By 'service of business', Karton means simply that arbitrators engage in such laudable exercises as active case management, seeking to minimize costs and delays and encouraging settlements, all of which flow from 'collegiality, informality, and an identification by the arbitrators with the mutual interests of the parties before them'.

'Neutrality' as a social norm needs little explanation, but 'internationalism' is more complex. Here, Karton has in mind something more than cosmopolitan experience or a broad perspective on the variety of national laws and practices that exist, although he is in favour of those things. For him 'internationalism' means a 'point of view that reflects a dedication to subordinating national perspectives and distinctions in favour of a transnational or global ideal. In practical terms, arbitral internationalism manifests itself in a desire among arbitrators to establish for arbitration an international space autonomous from national legal systems and traditions'. Karton is not an alarmist warning of blue helmeted troops in black helicopters come to devour all that is good in time honored national legal traditions; rather, he favors this 'internationalism' and sees it as a key to what interests him most, allegedly creeping lex mercatoria fostered by arbitral culture.

Karton builds to this thesis about 'internationalism' gradually, starting with a discussion of the uncontroversial fact that 'international arbitral practice' has evolved as a set of procedural practice norms independent of national court rules. But he then advances the argument that arbitrators are developing substantive transnational rules of law to fill gaps in or even alter national contract law. They look to transnational instruments such as the UNIDROIT Principles of International Commercial Contracts, the UN Convention on Contracts for the International Sale of Goods ('CISG') and so forth, he says, and are steadily moving away from national law as it likely would be applied by domestic courts.

He develops this theory at length in two chapters designated 'case studies' of substantive contract law trends as shown in: (1) suspension of performance as a remedy and (2) consideration of extrinsic evidence. For these analyses, Karton moves away from his twenty interviews and relies on a more traditional, if limited, source: published commercial arbitration awards (mainly ICC). His data base is comprised of a mere twelve awards in the case of his essay on suspension of performance, but it is a universe of fifty-three awards for the chapter on extrinsic evidence.

Suspension of performance as a concept separate from a right of termination is primarily a civil law doctrine akin to but different from common law contractual promissory conditions (precedent, concurrent and subsequent). The basic idea under either approach is that a party may suspend performance if the counterparty breaches seriously in its own performance. Karton concludes that contemporary US law, rather more than English law, is broadly similar in effect to civil law outcomes, although arrived at from a separate conceptual starting point. International contract law instruments, notably the UNIDROIT Principles and the European Principles of Contract Law, explicitly include the suspension of performance concept.

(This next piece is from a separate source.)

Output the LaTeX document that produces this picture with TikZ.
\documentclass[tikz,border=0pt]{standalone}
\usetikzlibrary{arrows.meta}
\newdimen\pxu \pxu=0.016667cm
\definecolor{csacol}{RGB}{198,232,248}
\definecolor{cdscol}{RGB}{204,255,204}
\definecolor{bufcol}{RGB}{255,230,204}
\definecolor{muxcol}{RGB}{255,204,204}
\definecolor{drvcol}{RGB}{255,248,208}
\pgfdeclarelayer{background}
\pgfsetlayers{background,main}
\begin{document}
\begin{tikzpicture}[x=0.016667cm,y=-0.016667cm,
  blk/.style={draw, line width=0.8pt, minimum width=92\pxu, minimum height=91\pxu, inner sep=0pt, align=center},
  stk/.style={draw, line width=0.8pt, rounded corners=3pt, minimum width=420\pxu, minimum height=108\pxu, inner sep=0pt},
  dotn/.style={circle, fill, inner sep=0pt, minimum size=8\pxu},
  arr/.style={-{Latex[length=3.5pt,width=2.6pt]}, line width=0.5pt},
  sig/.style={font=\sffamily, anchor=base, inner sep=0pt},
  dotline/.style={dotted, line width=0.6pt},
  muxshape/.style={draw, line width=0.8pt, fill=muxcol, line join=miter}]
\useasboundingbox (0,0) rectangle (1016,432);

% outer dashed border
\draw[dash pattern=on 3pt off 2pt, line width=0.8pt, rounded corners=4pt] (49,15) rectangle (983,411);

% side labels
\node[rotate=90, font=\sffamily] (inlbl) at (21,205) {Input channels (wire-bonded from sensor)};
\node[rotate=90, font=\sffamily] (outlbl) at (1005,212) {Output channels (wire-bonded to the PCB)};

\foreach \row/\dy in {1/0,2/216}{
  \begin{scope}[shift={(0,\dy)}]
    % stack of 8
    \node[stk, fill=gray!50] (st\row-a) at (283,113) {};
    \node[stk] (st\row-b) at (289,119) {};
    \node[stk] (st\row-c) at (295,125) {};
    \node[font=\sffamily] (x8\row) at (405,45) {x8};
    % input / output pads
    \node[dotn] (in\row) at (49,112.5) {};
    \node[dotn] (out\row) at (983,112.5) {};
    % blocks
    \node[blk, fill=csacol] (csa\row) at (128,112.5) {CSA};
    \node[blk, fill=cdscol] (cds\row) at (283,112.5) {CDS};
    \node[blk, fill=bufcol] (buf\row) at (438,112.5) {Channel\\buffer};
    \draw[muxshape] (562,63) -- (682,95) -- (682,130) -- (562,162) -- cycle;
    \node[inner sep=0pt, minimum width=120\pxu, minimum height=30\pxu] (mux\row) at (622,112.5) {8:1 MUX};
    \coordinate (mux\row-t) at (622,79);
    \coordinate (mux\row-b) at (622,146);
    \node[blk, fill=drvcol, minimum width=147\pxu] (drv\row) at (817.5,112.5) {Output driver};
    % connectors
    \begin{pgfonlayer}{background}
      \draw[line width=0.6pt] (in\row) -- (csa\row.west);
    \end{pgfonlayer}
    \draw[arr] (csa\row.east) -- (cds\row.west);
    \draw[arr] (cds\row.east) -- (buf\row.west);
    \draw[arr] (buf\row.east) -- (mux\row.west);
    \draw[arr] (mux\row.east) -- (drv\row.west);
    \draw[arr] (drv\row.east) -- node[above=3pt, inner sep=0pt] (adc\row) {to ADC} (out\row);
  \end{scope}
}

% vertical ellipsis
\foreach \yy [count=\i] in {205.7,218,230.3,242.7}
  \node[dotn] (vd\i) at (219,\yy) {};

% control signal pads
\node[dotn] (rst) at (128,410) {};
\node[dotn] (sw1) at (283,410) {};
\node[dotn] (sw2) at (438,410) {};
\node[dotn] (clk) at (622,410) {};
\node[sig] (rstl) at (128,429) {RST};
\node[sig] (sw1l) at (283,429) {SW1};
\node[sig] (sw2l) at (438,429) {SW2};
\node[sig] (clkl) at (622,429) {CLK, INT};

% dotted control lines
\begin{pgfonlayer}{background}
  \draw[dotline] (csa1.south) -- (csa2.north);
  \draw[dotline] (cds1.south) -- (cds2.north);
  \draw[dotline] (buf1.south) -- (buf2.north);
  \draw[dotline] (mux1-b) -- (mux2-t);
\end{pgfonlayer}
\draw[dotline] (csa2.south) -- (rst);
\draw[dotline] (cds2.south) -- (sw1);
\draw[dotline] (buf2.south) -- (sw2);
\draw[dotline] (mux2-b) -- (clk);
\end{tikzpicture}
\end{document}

In five of the twelve published awards discussing suspension of performance, Karton says, the arbitrators stated that a particular national law governed but then also appealed to general principles of contract law, such as those found in international instruments. In another five, they applied national law; and in the two remaining awards, the arbitrators decided on the basis of amiable composition. But overall, 'most of the awards refer to general principles and, when they do, invariably declare the right to suspend performance to be a general principle'. From this review, Karton determines that international arbitrators show a readiness to declare that 'a general principle of international law permits contractual parties to suspend performance,' even though he finds the existence of such a general principle 'dubious'.

All of this, then, is related to international arbitration 'culture' because suspension of performance is a flexible doctrine whose use can make good business sense (i.e., in Karton's conceptual terms, the awards 'show the influence of the norms of internationalism, neutrality, and service of business'). As Karton puts it, 'Suspending performance is an intuitive course of action and is probably the first instinct of most business people who are faced with a breach of contract. More generally, expanding the range of available self-help remedies is in the interests of commercial parties . . . .' International arbitrators thus have a demonstrated tendency to be flexible and economically efficient rather than blindly wedded to national law doctrine, and the result is or is tending toward a bit of lex mercatoria.

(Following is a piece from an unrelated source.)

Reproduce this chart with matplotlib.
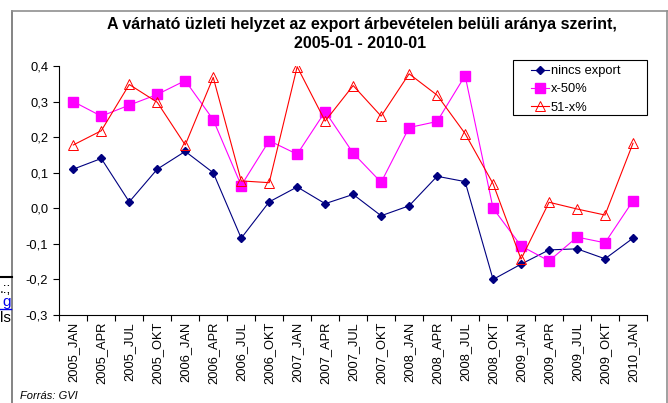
import numpy as np
import matplotlib
matplotlib.use("Agg")
import matplotlib.pyplot as plt
from matplotlib.lines import Line2D
from matplotlib.patches import Rectangle

plt.rc('font', family=['Liberation Sans', 'DejaVu Sans'])

# data
categories = ["2005_JAN", "2005_APR", "2005_JUL", "2005_OKT",
              "2006_JAN", "2006_APR", "2006_JUL", "2006_OKT",
              "2007_JAN", "2007_APR", "2007_JUL", "2007_OKT",
              "2008_JAN", "2008_APR", "2008_JUL", "2008_OKT",
              "2009_JAN", "2009_APR", "2009_JUL", "2009_OKT",
              "2010_JAN"]
nincs_export = [0.11, 0.14, 0.018, 0.11, 0.16, 0.10, -0.084, 0.018, 0.06, 0.013,
                0.039, -0.021, 0.007, 0.09, 0.075, -0.20, -0.157, -0.117, -0.114,
                -0.142, -0.084]
x_50 = [0.30, 0.259, 0.29, 0.32, 0.359, 0.249, 0.064, 0.19, 0.152, 0.272,
        0.155, 0.073, 0.227, 0.244, 0.373, 0.0, -0.106, -0.148, -0.081, -0.097,
        0.021]
x51 = [0.178, 0.218, 0.348, 0.298, 0.178, 0.368, 0.077, 0.072, 0.398, 0.245,
       0.345, 0.259, 0.378, 0.318, 0.21, 0.069, -0.143, 0.017, -0.002, -0.019,
       0.183]
yticks = [-0.3, -0.2, -0.1, 0.0, 0.1, 0.2, 0.3, 0.4]

W, H, DPI = 668.0, 403.0, 100.0
fig = plt.figure(figsize=(W / DPI, H / DPI), dpi=DPI)
ax = fig.add_axes([59.3 / W, 1 - 315 / H, (647 - 59.3) / W, (315 - 66) / H])

x = np.arange(len(categories))
ax.plot(x, nincs_export, color='#000080', lw=0.8, marker='D', ms=4.5,
        label='nincs export')
ax.plot(x, x_50, color='#FF00FF', lw=0.8, marker='s', ms=6.5,
        label='x-50%')
ax.plot(x, x51, color='#FF0000', lw=0.8, marker='^', ms=6.5,
        mfc='none', mec='#FF0000', mew=0.7, label='51-x%')

ax.set_xlim(-0.5, len(categories) - 0.5)
ax.set_ylim(-0.3, 0.4)
ax.set_yticks(yticks)
ax.set_yticklabels([("%.1f" % v).replace('.', ',') for v in yticks], fontsize=9.25)
ax.set_xticks(x)
ax.set_xticklabels(categories, rotation=90, fontsize=9.25)
ax.set_xticks(np.arange(-0.5, len(categories)), minor=True)
ax.tick_params(axis='x', which='major', length=0, pad=5)
ax.tick_params(axis='x', which='minor', length=4, width=0.8, direction='out')
ax.tick_params(axis='y', length=4, width=0.8, direction='out', pad=4)
for s in ['top', 'right']:
    ax.spines[s].set_visible(False)
for s in ['left', 'bottom']:
    ax.spines[s].set_linewidth(0.8)

# legend with its own frame
fig.add_artist(Rectangle((513 / W, 1 - 115 / H), (647 - 513) / W, (115 - 60) / H,
                         transform=fig.transFigure, fill=False, edgecolor='black', lw=0.8))
leg = fig.legend(loc='upper left', bbox_to_anchor=(531 / W, 1 - 65 / H),
                 fontsize=9.25, frameon=False, handlelength=1.4, handletextpad=0.15,
                 borderpad=0, labelspacing=0.5, borderaxespad=0)

fig.text(362 / W, 1 - 25 / H, "A várható üzleti helyzet az export árbevételen belüli aránya szerint,",
         ha='center', va='center', fontsize=11.5, fontweight='bold')
fig.text(360 / W, 1 - 43.5 / H, "2005-01 - 2010-01",
         ha='center', va='center', fontsize=11.5, fontweight='bold')

# outer frame
fig.add_artist(Line2D([12 / W, 12 / W], [0, 1 - 11 / H], transform=fig.transFigure,
                      color='#707070', lw=1.2))
fig.add_artist(Line2D([12 / W, 1], [1 - 11 / H, 1 - 11 / H], transform=fig.transFigure,
                      color='#909090', lw=1.2))
fig.add_artist(Line2D([666.5 / W, 666.5 / W], [0, 1 - 11 / H], transform=fig.transFigure,
                      color='#909090', lw=1.2))

# page fragments behind the chart
fig.add_artist(Line2D([0, 12 / W], [1 - 277 / H, 1 - 277 / H], transform=fig.transFigure,
                      color='black', lw=1.5))
fig.text(11 / W, 1 - 289 / H, ".:;", ha='right', va='center', fontsize=10)
fig.text(11 / W, 1 - 302 / H, "g", ha='right', va='center', fontsize=11,
         color='#0000EE')
fig.add_artist(Line2D([0, 11 / W], [1 - 309 / H, 1 - 309 / H], transform=fig.transFigure,
                      color='#0000EE', lw=1))
fig.text(11 / W, 1 - 318 / H, "ls", ha='right', va='center', fontsize=11)

fig.text(20 / W, 1 - 396 / H, "Forrás: GVI", ha='left', va='center', fontsize=8,
         style='italic')

fig.savefig("out.png", dpi=DPI)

The second case study relies on a larger universe of awards that deal with aspects of the use of 'plain meaning' and extrinsic evidence as sources of interpretation of contract terms. A majority of these awards approach contract interpretation by applying the rules of a national law, but six of the fifty-three awards apply general principles of international law to the substance of the contract. Only a small number mention international contract law instruments. There is relatively little observed lex mercatoria in sight, but what emerges is the rather unsurprising conclusion that the tribunals all tended to be of the 'let it in for whatever its worth' persuasion in dealing with evidence. As Karton summarizes it, they 'tended to give primacy to the written text of a contract, but admitted extrinsic evidence in all cases where it was submitted,' considering the extrinsic evidence decisive only when the contract was unclear or incomplete.

Again, Karton sees international arbitration 'culture' at work: arbitrators respect party autonomy and try to serve business interests. Unconstrained by evidentiary exclusionary rules designed to protect lay juries, they let the parties 'take the lead in building the evidentiary record' and are unlikely to respond positively to arguments from counsel that extrinsic evidence must be excluded from the record.

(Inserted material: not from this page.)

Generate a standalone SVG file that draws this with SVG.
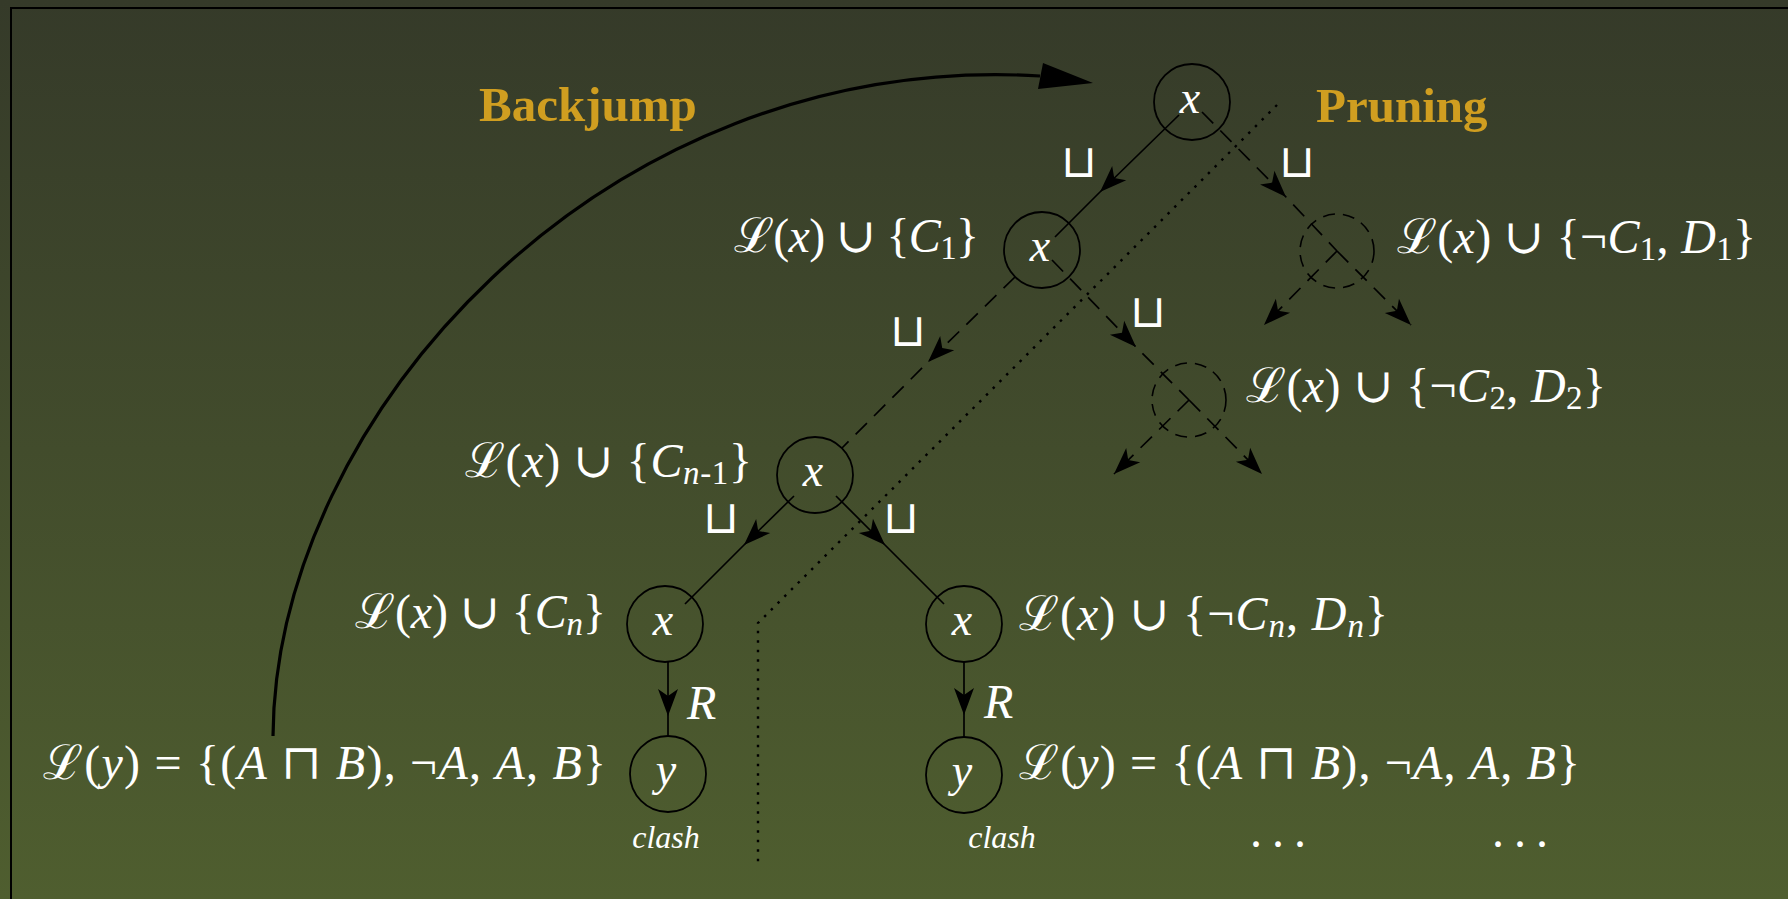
<svg xmlns="http://www.w3.org/2000/svg" width="1788" height="899" viewBox="0 0 1788 899">
<defs>
<linearGradient id="bg" x1="0" y1="0" x2="0" y2="1">
<stop offset="0" stop-color="#353a29"/>
<stop offset="1" stop-color="#4f5e2f"/>
</linearGradient>
<marker id="ar" markerUnits="userSpaceOnUse" markerWidth="32" markerHeight="24" viewBox="-30 -12 32 24" refX="0" refY="0" orient="auto" overflow="visible">
<path d="M0,0 L-27,-10 L-20,0 L-27,10 Z" fill="#000" stroke="none"/>
</marker>
<style>
.m{font-family:"Liberation Serif","DejaVu Serif",serif;font-size:48px;fill:#fff}
.i{font-style:italic}
.s{font-size:33px}
.nd{fill:none;stroke:#000;stroke-width:1.8}
.dn{fill:none;stroke:#000;stroke-width:1.6;stroke-dasharray:12 8}
.lt{font-family:"Liberation Serif","DejaVu Serif",serif;font-style:italic;font-size:46px;fill:#fff;text-anchor:middle}
.e{fill:none;stroke:#000;stroke-width:1.7;marker-mid:url(#ar)}
.d{fill:none;stroke:#000;stroke-width:1.7;stroke-dasharray:16 10}
.de{fill:none;stroke:#000;stroke-width:1.7;stroke-dasharray:16 10;marker-end:url(#ar)}
.dm{marker-mid:url(#ar)}
.cup{font-family:"DejaVu Sans",sans-serif;font-weight:200;font-size:46px;fill:#fff;text-anchor:middle}
.ttl{font-family:"Liberation Serif",serif;font-weight:bold;font-size:49px;fill:#d09e20}
.cl{font-family:"Liberation Serif",serif;font-style:italic;font-size:32px;fill:#fff;text-anchor:middle}
</style>
</defs>
<rect x="0" y="0" width="1788" height="899" fill="url(#bg)"/>
<rect x="11" y="8" width="1800" height="920" fill="none" stroke="#000" stroke-width="2"/>

<g id="titles">
<text class="ttl" x="479" y="121">Backjump</text>
<text class="ttl" x="1316" y="122">Pruning</text>
</g>

<g id="connectors">
<path class="e" d="M1179,115 L1100,192 L1055,237"/>
<path class="d dm" d="M1202,112 L1286,197 L1337,251"/>
<path class="d dm" d="M1052,260 L1136,347 L1189,400"/>
<path class="d dm" d="M1015,277 L928,362 L842,448"/>
<path class="e" d="M794,496 L744,545 L685,604"/>
<path class="e" d="M836,496 L885,545 L944,604"/>
<path class="e" d="M668,662 L668,716 L668,736"/>
<path class="e" d="M964,662 L964,715 L964,737"/>
<path class="de" d="M1337,251 L1264,325"/>
<path class="de" d="M1337,251 L1411,325"/>
<path class="de" d="M1189,400 L1114,474"/>
<path class="de" d="M1189,400 L1262,474"/>
<path d="M1277,105 L758,623 L758,863" fill="none" stroke="#000" stroke-width="2.4" stroke-dasharray="2.5 7"/>
<path d="M273,736 C275,420 600,50 1040,76" fill="none" stroke="#000" stroke-width="3.2"/>
<polygon points="1093,83 1043,63 1038,89" fill="#000"/>
<text class="cup" x="1079" y="177">⊔</text>
<text class="cup" x="1297" y="177">⊔</text>
<text class="cup" x="908" y="346">⊔</text>
<text class="cup" x="1148" y="327">⊔</text>
<text class="cup" x="721" y="533">⊔</text>
<text class="cup" x="901" y="533">⊔</text>
<text class="m i" x="687" y="719">R</text>
<text class="m i" x="984" y="718">R</text>
</g>

<g id="n0">
<circle class="nd" cx="1192" cy="102" r="38"/>
<text class="lt" x="1190" y="113">x</text>
</g>

<g id="n1">
<circle class="nd" cx="1042" cy="250" r="38"/>
<text class="lt" x="1040" y="261">x</text>
<text class="m" x="734" y="252" textLength="245">ℒ(<tspan class="i">x</tspan>) ∪ {<tspan class="i">C</tspan><tspan class="s" dy="7">1</tspan><tspan dy="-7">}</tspan></text>
</g>

<g id="d1">
<circle class="dn" cx="1337" cy="251" r="37"/>
<text class="m" x="1397" y="253" textLength="359">ℒ(<tspan class="i">x</tspan>) ∪ {¬<tspan class="i">C</tspan><tspan class="s" dy="7">1</tspan><tspan dy="-7">, </tspan><tspan class="i">D</tspan><tspan class="s" dy="7">1</tspan><tspan dy="-7">}</tspan></text>
</g>

<g id="d2">
<circle class="dn" cx="1189" cy="400" r="37"/>
<text class="m" x="1246" y="402" textLength="360">ℒ(<tspan class="i">x</tspan>) ∪ {¬<tspan class="i">C</tspan><tspan class="s" dy="7">2</tspan><tspan dy="-7">, </tspan><tspan class="i">D</tspan><tspan class="s" dy="7">2</tspan><tspan dy="-7">}</tspan></text>
</g>

<g id="n2">
<circle class="nd" cx="815" cy="475" r="38"/>
<text class="lt" x="813" y="486">x</text>
<text class="m" x="465" y="477" textLength="287">ℒ(<tspan class="i">x</tspan>) ∪ {<tspan class="i">C</tspan><tspan class="s" dy="7"><tspan class="i">n</tspan>-1</tspan><tspan dy="-7">}</tspan></text>
</g>

<g id="n3">
<circle class="nd" cx="665" cy="624" r="38"/>
<text class="lt" x="663" y="635">x</text>
<text class="m" x="355" y="628" textLength="251">ℒ(<tspan class="i">x</tspan>) ∪ {<tspan class="i">C</tspan><tspan class="s i" dy="7">n</tspan><tspan dy="-7">}</tspan></text>
</g>

<g id="n4">
<circle class="nd" cx="964" cy="624" r="38"/>
<text class="lt" x="962" y="635">x</text>
<text class="m" x="1019" y="630" textLength="369">ℒ(<tspan class="i">x</tspan>) ∪ {¬<tspan class="i">C</tspan><tspan class="s i" dy="7">n</tspan><tspan dy="-7">, </tspan><tspan class="i">D</tspan><tspan class="s i" dy="7">n</tspan><tspan dy="-7">}</tspan></text>
</g>

<g id="y1">
<circle class="nd" cx="668" cy="774" r="38"/>
<text class="lt" x="666" y="785">y</text>
<text class="m" x="43" y="779" textLength="563">ℒ(<tspan class="i">y</tspan>) = {(<tspan class="i">A</tspan> ⊓ <tspan class="i">B</tspan>), ¬<tspan class="i">A</tspan>, <tspan class="i">A</tspan>, <tspan class="i">B</tspan>}</text>
<text class="cl" x="666" y="848">clash</text>
</g>

<g id="y2">
<circle class="nd" cx="964" cy="775" r="38"/>
<text class="lt" x="962" y="786">y</text>
<text class="m" x="1019" y="779" textLength="561">ℒ(<tspan class="i">y</tspan>) = {(<tspan class="i">A</tspan> ⊓ <tspan class="i">B</tspan>), ¬<tspan class="i">A</tspan>, <tspan class="i">A</tspan>, <tspan class="i">B</tspan>}</text>
<text class="cl" x="1002" y="848">clash</text>
</g>

<g id="ellipses">
<text class="m" x="1250" y="847" letter-spacing="10">...</text>
<text class="m" x="1492" y="847" letter-spacing="10">...</text>
</g>
</svg>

The conclusion that a common culture underlies the awards seems sound, at least in the second case study, based at it is on essentially procedural aspects of how arbitrators go about their business. One would expect the evidence to support the idea that international arbitrators look for models that make the process more uniform and predictable, whether that involves referring to the IBA Rules on the Taking of Evidence or allowing parties to shovel a reasonable amount of extrinsic evidence into the record without spending time quibbling over admissibility. Perhaps culture explains that. The result may be characterized as showing arbitrators tending to rule differently from the way evidence relating to contract interpretation might be handled in a domestic court, which tends to prove Karton's point.

But making good the argument that arbitral culture is leading to new variants of contract law in a more substantive way, such as advancing the use of a 'general principle' of suspension of performance, may require additional evidence to convince the arbitration community.

This is a stimulating book that breaks new ground in our field.